In 2010, they said, the family home of the Jonathans was razed by hoodlums, forcing her to begin to think about banking the funds. That year, according to them, she instructed Mr. Waripamo-Owei Emmanuel Dudafa, a personal aide to her husband, to assist her in opening bank accounts into which the funds could be deposited.

“Unknown to her, the said Dudafa, in a bid to be discreet about the owner of the funds, decided to bank the funds in the names of companies owned by him. When she discovered this, she was constrained to continue with the names of the companies when she was advised that it did not make any difference as to the ownership of the funds since the director of the company would appoint her as sole signatory to the accounts in question,” claimed Mrs. Jonathan and her supporting cast.

They maintained that when Mr.

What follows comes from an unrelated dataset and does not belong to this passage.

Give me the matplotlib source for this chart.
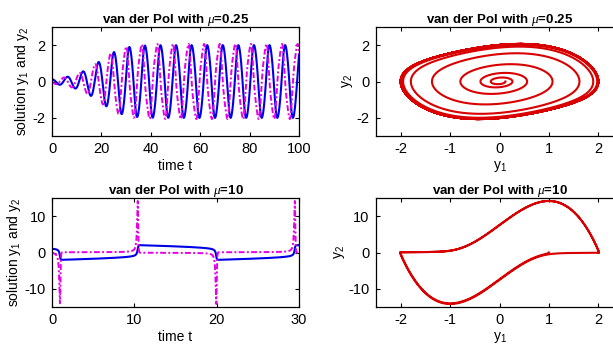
import numpy as np
import matplotlib
matplotlib.use("Agg")
import matplotlib.pyplot as plt

# ---- data: van der Pol parameters ----
mu_values = [0.25, 10]
t_spans = [(0, 100), (0, 30)]
initial_states = [[0.12, 0.0], [1.0, 0.0]]
time_ticks = [[0, 20, 40, 60, 80, 100], [0, 10, 20, 30]]
sol_yticks = [[-2, 0, 2], [-10, 0, 10]]
sol_ylims = [(-3, 3), (-15, 15)]
phase_xticks = [-2, -1, 0, 1, 2]
phase_yticks = [[-2, 0, 2], [-10, 0, 10]]
phase_ylims = [(-3, 3), (-15, 15)]


def vdp(y, mu):
    return np.array([y[1], mu * (1 - y[0] ** 2) * y[1] - y[0]])


def solve(mu, span, y0, dt):
    n = int(round((span[1] - span[0]) / dt))
    t = np.linspace(span[0], span[1], n + 1)
    Y = np.empty((n + 1, 2))
    y = np.array(y0, float)
    Y[0] = y
    for i in range(n):
        k1 = vdp(y, mu)
        k2 = vdp(y + 0.5 * dt * k1, mu)
        k3 = vdp(y + 0.5 * dt * k2, mu)
        k4 = vdp(y + dt * k3, mu)
        y = y + dt / 6 * (k1 + 2 * k2 + 2 * k3 + k4)
        Y[i + 1] = y
    return t, Y


plt.rcParams['font.family'] = ['Liberation Sans', 'DejaVu Sans']
plt.rcParams['mathtext.fontset'] = 'custom'
plt.rcParams['mathtext.it'] = 'Liberation Serif:italic'
plt.rcParams['mathtext.rm'] = 'Liberation Sans'
plt.rcParams['axes.unicode_minus'] = False

W, H = 613, 346
fig = plt.figure(figsize=(W / 100, H / 100), dpi=100)


def ax_at(l, t, r, b):
    return fig.add_axes([l / W, 1 - b / H, (r - l) / W, (b - t) / H])


boxes_sol = [(52, 27, 299, 136), (52, 198, 299, 307)]
boxes_ph = [(376, 27, 623, 136), (376, 198, 623, 307)]
dts = [0.005, 0.001]

for k in range(2):
    mu = mu_values[k]
    t, Y = solve(mu, t_spans[k], initial_states[k], dts[k])
    title = r'van der Pol with $\mu$=' + ('%g' % mu)

    ax = ax_at(*boxes_sol[k])
    ax.plot(t, Y[:, 0], color=(0.0, 0.0, 0.9), lw=1.5)
    ax.plot(t, Y[:, 1], color=(0.9, 0.0, 0.9), lw=1.4, ls=(0, (3, 1.2, 1, 1.2)))
    ax.set_xlim(t_spans[k])
    ax.set_ylim(sol_ylims[k])
    ax.set_xticks(time_ticks[k])
    ax.set_yticks(sol_yticks[k])
    ax.set_xlabel('time t', fontsize=10, labelpad=2)
    ax.set_ylabel(r'solution y$_1$ and y$_2$', fontsize=10, labelpad=1)
    ax.set_title(title, fontsize=9.5, fontweight='bold', pad=3)

    ax2 = ax_at(*boxes_ph[k])
    ax2.plot(Y[:, 0], Y[:, 1], color=(0.85, 0.0, 0.0), lw=1.5)
    ax2.set_xlim(-2.5, 2.5)
    ax2.set_ylim(phase_ylims[k])
    ax2.set_xticks(phase_xticks)
    ax2.set_yticks(phase_yticks[k])
    ax2.set_xlabel(r'y$_1$', fontsize=10, labelpad=2)
    ax2.set_ylabel(r'y$_2$', fontsize=10, labelpad=1)
    ax2.set_title(title, fontsize=9.5, fontweight='bold', pad=3)

    for a in (ax, ax2):
        a.tick_params(direction='in', top=True, right=True, labelsize=10.5,
                      length=3, width=0.8, pad=4.5)
        for s in a.spines.values():
            s.set_linewidth(0.9)

fig.savefig('out.png', dpi=100)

Dudafa was arrested and detained last year, the former first lady believed the funds could not be linked to him once it was discovered that she was the sole signatory to the accounts in which the funds are held.

Mrs. Jonathan said it came as a shock to her when she discovered that the EFCC had placed a no transaction order on the accounts by the EFCC in the belief that the funds belonged to Dudafa.

She instructed her lawyers to inform the EFCC in writing that the funds belong to her and that they formed a part of her legitimate earnings over the last 15 years.

“It was this letter that was leaked by the EFCC to the media that became sensationalized and led to the plaintiff’s vilification and attack by ignorant persons who had no information about the matter.

“SERAP is playing to the public gallery in order to gain the notoriety it has achieved over the past years. SERAP has done this mostly by intervening in high profile issues without regard to the rights of persons it claims to protect. SERAP jumped into the fray of ignorant accusations being made against Mrs. Dame Patience Jonathan in the public media and has begun a campaign of calumny against her using online, print and electronic media to publish to the public unfounded and malicious allegations that she stole the funds in question and ought to be prosecuted,” said Mrs. Jonathan and her supporters.